◆ **WRITTEN TASK**: Write out the listing, please, but only from its first line through the line containing "const yMin = -25, yMax = 20, yStep = 5;", exactly as given and without pictures.

◆ **PROVIDED MATERIAL**:
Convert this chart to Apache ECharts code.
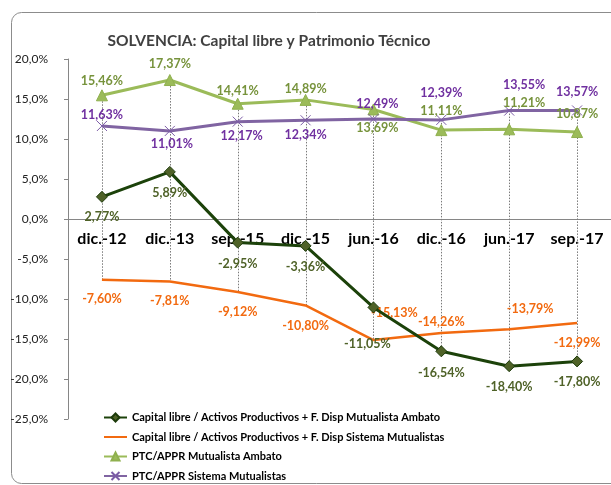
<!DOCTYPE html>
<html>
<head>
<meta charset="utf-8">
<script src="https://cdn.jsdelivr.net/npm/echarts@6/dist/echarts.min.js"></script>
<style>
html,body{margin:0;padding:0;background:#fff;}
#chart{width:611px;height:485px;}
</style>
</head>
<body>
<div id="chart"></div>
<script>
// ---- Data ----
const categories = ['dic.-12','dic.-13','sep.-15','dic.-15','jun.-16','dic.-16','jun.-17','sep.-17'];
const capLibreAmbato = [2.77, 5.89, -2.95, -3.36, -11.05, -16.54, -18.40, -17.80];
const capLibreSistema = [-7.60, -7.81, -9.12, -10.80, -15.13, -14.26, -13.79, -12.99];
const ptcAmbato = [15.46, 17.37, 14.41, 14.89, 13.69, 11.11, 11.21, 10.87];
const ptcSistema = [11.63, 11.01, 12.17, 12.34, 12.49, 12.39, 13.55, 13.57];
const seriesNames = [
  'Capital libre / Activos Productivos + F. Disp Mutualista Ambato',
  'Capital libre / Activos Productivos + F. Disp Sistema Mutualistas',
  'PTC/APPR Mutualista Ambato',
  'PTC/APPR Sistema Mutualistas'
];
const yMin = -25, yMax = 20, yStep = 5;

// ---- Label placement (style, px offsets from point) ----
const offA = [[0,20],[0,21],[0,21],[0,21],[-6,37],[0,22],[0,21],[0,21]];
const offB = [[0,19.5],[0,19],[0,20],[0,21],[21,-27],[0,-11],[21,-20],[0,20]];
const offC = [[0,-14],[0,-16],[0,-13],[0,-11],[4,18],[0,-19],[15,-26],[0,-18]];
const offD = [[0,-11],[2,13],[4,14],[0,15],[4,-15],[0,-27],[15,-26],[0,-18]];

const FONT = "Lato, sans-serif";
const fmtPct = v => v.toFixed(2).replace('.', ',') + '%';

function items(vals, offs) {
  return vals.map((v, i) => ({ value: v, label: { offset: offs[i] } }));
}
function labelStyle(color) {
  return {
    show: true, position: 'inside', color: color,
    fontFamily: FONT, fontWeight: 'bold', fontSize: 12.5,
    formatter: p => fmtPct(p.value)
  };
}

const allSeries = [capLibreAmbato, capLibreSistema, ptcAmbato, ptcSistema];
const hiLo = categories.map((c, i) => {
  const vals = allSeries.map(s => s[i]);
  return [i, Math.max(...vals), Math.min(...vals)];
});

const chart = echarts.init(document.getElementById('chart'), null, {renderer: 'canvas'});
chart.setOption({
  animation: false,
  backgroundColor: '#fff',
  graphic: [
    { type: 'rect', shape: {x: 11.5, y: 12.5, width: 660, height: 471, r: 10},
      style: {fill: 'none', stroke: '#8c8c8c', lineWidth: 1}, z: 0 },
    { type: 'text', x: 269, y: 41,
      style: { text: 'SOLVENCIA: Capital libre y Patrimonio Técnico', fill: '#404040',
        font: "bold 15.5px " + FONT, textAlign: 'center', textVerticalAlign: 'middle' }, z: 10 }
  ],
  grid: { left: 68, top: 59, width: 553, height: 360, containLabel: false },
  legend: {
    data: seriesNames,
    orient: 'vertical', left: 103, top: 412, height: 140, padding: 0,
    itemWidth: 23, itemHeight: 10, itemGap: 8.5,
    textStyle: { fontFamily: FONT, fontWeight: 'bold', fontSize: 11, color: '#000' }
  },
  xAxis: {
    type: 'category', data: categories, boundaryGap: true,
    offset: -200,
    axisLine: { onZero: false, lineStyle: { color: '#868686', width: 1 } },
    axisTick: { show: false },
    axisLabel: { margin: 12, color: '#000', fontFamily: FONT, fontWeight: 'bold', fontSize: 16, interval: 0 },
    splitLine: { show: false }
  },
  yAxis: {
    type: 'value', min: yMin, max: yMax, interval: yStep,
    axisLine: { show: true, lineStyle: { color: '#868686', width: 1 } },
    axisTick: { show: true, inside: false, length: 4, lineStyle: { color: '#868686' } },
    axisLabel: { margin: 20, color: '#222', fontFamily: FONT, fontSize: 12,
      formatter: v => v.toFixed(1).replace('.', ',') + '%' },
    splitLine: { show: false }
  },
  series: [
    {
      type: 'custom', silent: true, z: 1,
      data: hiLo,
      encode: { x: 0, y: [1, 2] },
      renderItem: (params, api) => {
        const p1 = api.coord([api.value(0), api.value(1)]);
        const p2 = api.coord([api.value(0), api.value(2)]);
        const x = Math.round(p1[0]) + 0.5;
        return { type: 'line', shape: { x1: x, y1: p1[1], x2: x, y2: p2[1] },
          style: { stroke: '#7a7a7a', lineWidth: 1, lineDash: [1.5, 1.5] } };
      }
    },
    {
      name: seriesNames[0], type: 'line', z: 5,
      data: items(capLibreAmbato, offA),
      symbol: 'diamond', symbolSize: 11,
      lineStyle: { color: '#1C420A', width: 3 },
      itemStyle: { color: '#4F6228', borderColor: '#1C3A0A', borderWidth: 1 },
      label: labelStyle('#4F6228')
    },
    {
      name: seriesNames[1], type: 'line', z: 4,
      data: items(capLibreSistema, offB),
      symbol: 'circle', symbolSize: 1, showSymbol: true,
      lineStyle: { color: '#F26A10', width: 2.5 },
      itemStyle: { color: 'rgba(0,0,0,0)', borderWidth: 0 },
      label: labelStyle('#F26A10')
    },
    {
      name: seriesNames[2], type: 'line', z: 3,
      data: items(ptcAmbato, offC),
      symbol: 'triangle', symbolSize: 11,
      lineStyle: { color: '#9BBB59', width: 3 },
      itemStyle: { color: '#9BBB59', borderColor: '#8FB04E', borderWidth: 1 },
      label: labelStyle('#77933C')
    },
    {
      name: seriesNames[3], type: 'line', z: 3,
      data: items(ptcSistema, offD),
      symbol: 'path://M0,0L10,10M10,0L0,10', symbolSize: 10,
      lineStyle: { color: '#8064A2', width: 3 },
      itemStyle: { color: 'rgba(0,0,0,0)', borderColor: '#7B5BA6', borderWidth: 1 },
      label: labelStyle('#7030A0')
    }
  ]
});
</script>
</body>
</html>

◆ **EXERCISE OUTPUT**:
Convert this chart to Apache ECharts code.
<!DOCTYPE html>
<html>
<head>
<meta charset="utf-8">
<script src="https://cdn.jsdelivr.net/npm/echarts@6/dist/echarts.min.js"></script>
<style>
html,body{margin:0;padding:0;background:#fff;}
#chart{width:611px;height:485px;}
</style>
</head>
<body>
<div id="chart"></div>
<script>
// ---- Data ----
const categories = ['dic.-12','dic.-13','sep.-15','dic.-15','jun.-16','dic.-16','jun.-17','sep.-17'];
const capLibreAmbato = [2.77, 5.89, -2.95, -3.36, -11.05, -16.54, -18.40, -17.80];
const capLibreSistema = [-7.60, -7.81, -9.12, -10.80, -15.13, -14.26, -13.79, -12.99];
const ptcAmbato = [15.46, 17.37, 14.41, 14.89, 13.69, 11.11, 11.21, 10.87];
const ptcSistema = [11.63, 11.01, 12.17, 12.34, 12.49, 12.39, 13.55, 13.57];
const seriesNames = [
  'Capital libre / Activos Productivos + F. Disp Mutualista Ambato',
  'Capital libre / Activos Productivos + F. Disp Sistema Mutualistas',
  'PTC/APPR Mutualista Ambato',
  'PTC/APPR Sistema Mutualistas'
];
const yMin = -25, yMax = 20, yStep = 5;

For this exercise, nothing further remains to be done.